Eis
que, lendo “A máquina de fazer espanhóis”, do Valter Hugo Mãe, deparei-me com
um forte trecho (redundância para a produção deste portuga) em que o
personagem-narrador, silva, de 84 anos, descreve a saudade que sente da recém-falecida
esposa e lança esta frase: “que a vida era só isto. é só isto, um novo modo de
ter saudades, ou de lhes sobreviver”. Então, como me é característico, resolvi
dar um alou, via e-mail, a alguns amigos. Um alou bastante singelo. Título do
e-mail: perguntinha boba; conteúdo: você sente saudade de que? Como diz uma
amiga minha: “de onde tu tiras essas perguntas cretinas?” Pois é.
Saudade
é sentimento pouco presente em uns e outros. Há quem não morra de saudades. E
que é cobrado por não demonstrar tal sentimento. E cá fico perguntando-me de
que forma se ajeitam na vida os que sentem tal sentir por pessoas de outras
nacionalidades, afinal, não é palavra só da língua portuguesa esta saudade? “Mas
como sentir saudade de um momento se ele fica grande exatamente pelo momento?” Como?
Levando em conta que a falta incorporada ninguém nos tira, talvez.
Tem
gente que leva a saudade até Ilhota, aos sábados pedalando com alguns amigos.
Que a leva até os natais em família, “uma festa louca e sem noção”. Assim como
há os que sentem saudades “de poucas coisas”. E não as citam. Com justiça.
Poucas coisas tais como: do segundo ano do ensino médio; de falar e sentir o
cheiro da avó; de cama feita e dos cachorros; de padarias; de amigos; “de
pessoas, claro, mas isso falta em todos os lugares”; de ver – com os olhos
físicos – o pai; de ter os pais juntos; “dos irmãos também”; de comer empadas com
o avô; e do amor. E de amar: amarga que nem jiló.
Pessoas
admiráveis, estas que se escancararam, mesmo que pouco. Saudade de um amor
carnal e também de alma, “que a gente insiste em achar que é pra sempre, mas
sempre não é e talvez nunca seja. De acordar junto, de às vezes dormir
separado”. Sentir falta “de uma possibilidade de carinho que só acredito fazer-se
presente num relacionamento amoroso”. Tão corajosas quanto os
que dizem não sentir saudades da infância, “porque as alegrias do passado podem
ser renovadas”.
Mas
há a saudade da infância em alguns, sim; de jogar futebol – e sinuca –, de
comer caranguejo, e até saudade de mim – e das minhas aulas, afinal, aluno bajulador
é sempre bem-vindo. Ora veja. Gente que responde enchendo-me o ego: “saudade de
olhar pros livros que vêm junto contigo”; da casa de mãe minha – e dos que por
lá passam –, do meu cabelo seboso, da minha risada escrota; “vish, tanta coisa”.

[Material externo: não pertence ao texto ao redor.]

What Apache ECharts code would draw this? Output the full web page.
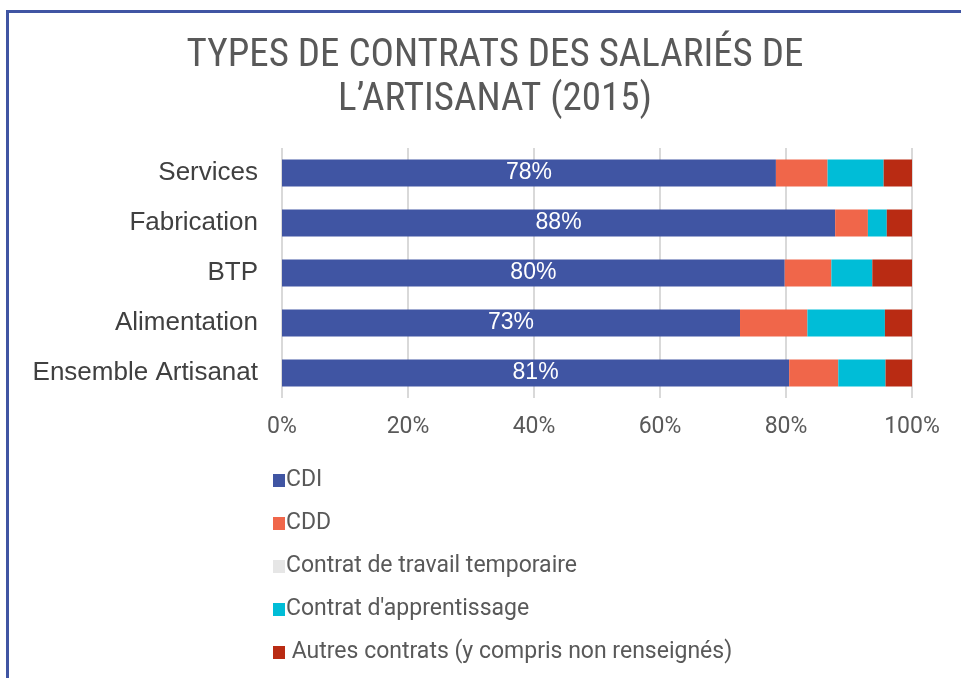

Sem contar os dizeres da mãe e das tias, estas, sim, justificando a relação
familiar e clamando pela minha presença. E até saudade dos primos, estes
familiares tão próximos e tão distantes.
Sendo
assim, não satisfeito em provocar, lancei a mesma indagação no facebook e no
twitter. E o pessoal resolveu encarar este olhar-pra-dentro. Até saudade de uma
morena capixaba apareceu, vinda – esta saudade – de um jaraguaense. Porque a
saudade não tem distância, dizem. Até da Hebe Camargo vale. Assim como de si
mesma – puta saudade pra doer, hein? Saudade daquilo que ainda não foi vivido; daquilo
que já foi e não volta: o primeiro ano da faculdade, por exemplo. Saudade do
verão, do mar e da areia da praia; do anjo da guarda; de cheiro de neném; de
pessoas distantes e de quando não era preciso estudar para matemática. Justo. Saudade
de fim de tarde caminhando pelos canteiros.
E
ainda há os que não responderam. Compreensível. Tanto quanto os que responderam
e devolveram a mim a pergunta. Ora, não é pergunta que se responda. (Muito
menos com palavras impublicáveis, como uns e outros fizeram). Cabe, sim,
finalizar esta croniqueta com um convite: ouvir “brigitte bardot”, do zeca
baleiro. A saudade é prego parafuso, não nos esqueçamos.